The sport remains somewhat niche in this country, especially from the standpoint of television ratings, even though America's depth, across all events, men and women, is arguably the strongest it has ever been.
But the idea that Metcalf has a chance to qualify for the U.S. Olympic Trials in six weeks is completely unrealistic, and a bit of an insult to the athletes who dedicate their lives to perfecting every phase of their races in pursuit of a spot in the Olympics.
That's not meant as a slight to DK. It's just reality.
He hasn't competed in a track meet since 2016, when he was a senior at Oxford High in Mississippi. Metcalf didn't run the flat 100, rather focusing on the 110 meter hurdles, with a personal best of 14.89 seconds in the event. It's a great time that was seventh-fastest among high schoolers in the state that year.
You can't wake up one morning and decide to try to qualify for the Olympic Trials. Particularly not if that morning is roughly two months before said event occurs. It's no different than saying someone who hadn't played football since high school five years earlier woke up two months before the NFL draft and wanted to be a second-round pick like Metcalf was in 2019.
The USATF automatic qualifying standard in the men's 100 just to gain entry to the Trials is a 10.05-second, wind-legal performance. (Wind-legal means a tailwind reading under 2.0 meters/second.) At the moment, 15 American men have already matched or bettered that mark.
The Trials field will be 32 runners, so if 32 men don't hit that mark before the meet, the remaining spots will be filled with the next-fastest men. In 2016, it took a 10.16 or better to get a berth at the U.S. Trials.
Outsiders may believe running a 100 isn't that hard, but it's incredibly technical, and raw foot speed is only the beginning. The block start is critical, and elite runners will spend hours training to get it just right; at the relatively short distance, races can be won and lost in the first 15 meters, if a sprinter has a phenomenal start or falters at all and can't recover. Once you hit top speed you have to be able to maintain it through the finish line, every stride powerful and purposeful, your arms pumping in harmony, your face and shoulders relaxed.
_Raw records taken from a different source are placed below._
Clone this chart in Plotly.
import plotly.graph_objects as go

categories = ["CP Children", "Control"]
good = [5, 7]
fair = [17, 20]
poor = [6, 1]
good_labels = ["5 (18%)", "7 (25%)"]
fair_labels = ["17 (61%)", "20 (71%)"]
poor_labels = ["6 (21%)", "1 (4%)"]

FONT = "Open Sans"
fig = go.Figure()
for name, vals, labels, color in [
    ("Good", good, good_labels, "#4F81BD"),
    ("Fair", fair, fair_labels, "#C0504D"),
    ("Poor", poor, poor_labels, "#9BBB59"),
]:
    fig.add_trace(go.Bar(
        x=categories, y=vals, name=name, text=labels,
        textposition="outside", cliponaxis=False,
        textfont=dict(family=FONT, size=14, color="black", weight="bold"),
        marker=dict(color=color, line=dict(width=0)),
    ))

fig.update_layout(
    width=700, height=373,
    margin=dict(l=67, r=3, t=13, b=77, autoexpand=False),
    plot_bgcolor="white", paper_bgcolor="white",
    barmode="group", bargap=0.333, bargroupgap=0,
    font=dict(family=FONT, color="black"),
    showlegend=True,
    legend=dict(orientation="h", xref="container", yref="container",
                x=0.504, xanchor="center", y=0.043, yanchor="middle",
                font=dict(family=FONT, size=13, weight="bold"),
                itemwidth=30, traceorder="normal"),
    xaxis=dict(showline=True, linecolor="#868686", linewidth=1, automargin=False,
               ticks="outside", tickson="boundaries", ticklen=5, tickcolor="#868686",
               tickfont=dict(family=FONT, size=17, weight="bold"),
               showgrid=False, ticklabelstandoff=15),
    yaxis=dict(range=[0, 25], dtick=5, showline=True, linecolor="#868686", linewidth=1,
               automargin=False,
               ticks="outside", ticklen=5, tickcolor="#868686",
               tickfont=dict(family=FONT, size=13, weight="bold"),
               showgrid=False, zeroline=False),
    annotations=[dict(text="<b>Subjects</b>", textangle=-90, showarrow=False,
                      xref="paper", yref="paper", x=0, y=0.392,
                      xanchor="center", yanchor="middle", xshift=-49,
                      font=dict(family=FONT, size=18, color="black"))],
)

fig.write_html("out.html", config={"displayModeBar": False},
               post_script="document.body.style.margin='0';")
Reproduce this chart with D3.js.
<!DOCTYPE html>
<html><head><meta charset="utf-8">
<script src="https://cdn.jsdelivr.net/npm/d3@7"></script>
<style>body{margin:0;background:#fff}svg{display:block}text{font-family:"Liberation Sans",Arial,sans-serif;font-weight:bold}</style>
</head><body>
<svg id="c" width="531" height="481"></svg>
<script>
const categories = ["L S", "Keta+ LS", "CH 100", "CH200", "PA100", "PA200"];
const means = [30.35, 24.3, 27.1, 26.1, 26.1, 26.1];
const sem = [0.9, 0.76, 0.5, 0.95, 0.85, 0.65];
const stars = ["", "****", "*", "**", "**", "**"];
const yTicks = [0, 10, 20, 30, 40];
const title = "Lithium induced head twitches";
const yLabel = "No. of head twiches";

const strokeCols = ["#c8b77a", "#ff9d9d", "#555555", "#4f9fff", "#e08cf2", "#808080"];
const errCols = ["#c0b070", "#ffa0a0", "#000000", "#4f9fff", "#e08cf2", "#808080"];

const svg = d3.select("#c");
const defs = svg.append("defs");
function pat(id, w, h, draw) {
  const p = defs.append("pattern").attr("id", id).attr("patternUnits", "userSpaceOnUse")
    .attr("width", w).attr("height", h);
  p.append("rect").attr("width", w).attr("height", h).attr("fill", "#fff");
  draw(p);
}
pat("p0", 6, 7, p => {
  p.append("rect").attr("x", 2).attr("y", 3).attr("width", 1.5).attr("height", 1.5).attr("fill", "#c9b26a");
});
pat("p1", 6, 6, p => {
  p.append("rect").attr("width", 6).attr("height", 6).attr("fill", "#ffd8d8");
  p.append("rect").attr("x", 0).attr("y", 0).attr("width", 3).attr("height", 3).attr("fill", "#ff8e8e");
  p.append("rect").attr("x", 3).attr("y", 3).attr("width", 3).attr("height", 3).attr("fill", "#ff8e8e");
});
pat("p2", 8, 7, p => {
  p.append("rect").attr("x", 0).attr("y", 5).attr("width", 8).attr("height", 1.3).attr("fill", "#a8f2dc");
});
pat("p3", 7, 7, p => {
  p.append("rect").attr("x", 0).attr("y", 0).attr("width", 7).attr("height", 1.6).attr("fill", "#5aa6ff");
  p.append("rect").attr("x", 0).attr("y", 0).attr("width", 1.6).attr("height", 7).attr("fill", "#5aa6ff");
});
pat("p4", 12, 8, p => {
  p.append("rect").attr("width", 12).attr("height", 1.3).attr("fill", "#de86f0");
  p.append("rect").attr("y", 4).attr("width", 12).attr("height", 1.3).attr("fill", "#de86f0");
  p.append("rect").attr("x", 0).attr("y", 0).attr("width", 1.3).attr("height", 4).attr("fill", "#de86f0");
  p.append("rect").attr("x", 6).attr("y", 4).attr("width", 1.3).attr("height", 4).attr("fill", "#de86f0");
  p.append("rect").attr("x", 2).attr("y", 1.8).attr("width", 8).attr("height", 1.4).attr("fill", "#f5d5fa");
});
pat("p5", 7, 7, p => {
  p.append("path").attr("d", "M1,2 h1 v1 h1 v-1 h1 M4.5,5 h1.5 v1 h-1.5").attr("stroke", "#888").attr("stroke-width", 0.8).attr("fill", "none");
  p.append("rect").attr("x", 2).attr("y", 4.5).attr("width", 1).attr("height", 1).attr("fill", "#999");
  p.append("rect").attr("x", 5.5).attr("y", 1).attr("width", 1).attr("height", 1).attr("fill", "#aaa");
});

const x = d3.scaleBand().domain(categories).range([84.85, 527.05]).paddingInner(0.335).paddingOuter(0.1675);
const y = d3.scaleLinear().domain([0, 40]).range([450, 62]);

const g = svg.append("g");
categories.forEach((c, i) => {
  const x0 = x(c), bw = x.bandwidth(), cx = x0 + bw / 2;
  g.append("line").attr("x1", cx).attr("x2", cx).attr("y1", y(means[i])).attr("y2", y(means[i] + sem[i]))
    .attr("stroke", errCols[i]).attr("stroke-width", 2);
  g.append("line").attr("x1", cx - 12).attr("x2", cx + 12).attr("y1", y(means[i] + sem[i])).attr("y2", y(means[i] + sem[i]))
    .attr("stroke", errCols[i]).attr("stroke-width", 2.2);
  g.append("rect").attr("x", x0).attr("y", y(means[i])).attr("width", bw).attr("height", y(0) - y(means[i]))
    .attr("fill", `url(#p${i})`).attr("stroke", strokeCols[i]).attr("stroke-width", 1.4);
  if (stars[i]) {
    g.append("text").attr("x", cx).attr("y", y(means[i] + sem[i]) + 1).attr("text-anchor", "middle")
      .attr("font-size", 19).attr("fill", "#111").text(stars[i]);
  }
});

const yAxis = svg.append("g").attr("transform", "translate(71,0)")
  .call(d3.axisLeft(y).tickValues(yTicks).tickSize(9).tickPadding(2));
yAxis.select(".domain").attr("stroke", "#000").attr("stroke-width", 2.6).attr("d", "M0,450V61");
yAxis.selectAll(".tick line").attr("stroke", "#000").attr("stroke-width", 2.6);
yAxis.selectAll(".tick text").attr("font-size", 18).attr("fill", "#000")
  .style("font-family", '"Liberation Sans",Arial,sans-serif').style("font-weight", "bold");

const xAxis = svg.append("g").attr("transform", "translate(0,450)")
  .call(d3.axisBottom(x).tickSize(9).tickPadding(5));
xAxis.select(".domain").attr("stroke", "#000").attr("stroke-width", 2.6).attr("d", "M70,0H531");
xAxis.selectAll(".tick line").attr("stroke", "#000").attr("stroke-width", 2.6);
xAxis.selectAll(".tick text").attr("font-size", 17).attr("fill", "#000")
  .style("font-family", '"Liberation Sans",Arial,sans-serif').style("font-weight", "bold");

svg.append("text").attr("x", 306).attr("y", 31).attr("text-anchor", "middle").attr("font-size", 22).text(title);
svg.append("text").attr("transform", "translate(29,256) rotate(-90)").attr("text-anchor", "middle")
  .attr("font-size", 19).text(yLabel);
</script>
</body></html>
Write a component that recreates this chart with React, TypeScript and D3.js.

The United States Olympic track and field team is the hardest team to make in the world. Because of our country's dominance in the sport we can bring three competitors in each event, and getting to be one of those three is a feat all its own.
For perspective, the American women swept the medals in the 100-meter hurdles at the 2016 Rio Olympics. Kendra Harrison, who was the world No. 1 going into the Trials that year and broke the world record later that summer, didn't even make the team.
It's early in the outdoor track season, but currently six of the seven fastest 100-meter times in the world this year have been posted by American men, led by Trayvon Bromell's 9.88 seconds last Friday in Florida.
If Metcalf surprises and runs 11.0 or even 10.8 seconds this weekend, it will be remarkable, truly. Given that he's spent years focused on football-specific training, and given that he's built more like a discus or javelin thrower than pure sprinter at 6-foot-4, 235 pounds, running that fast will cement his status as a special athlete.
But football speed and Olympic-hopeful track speed are not the same.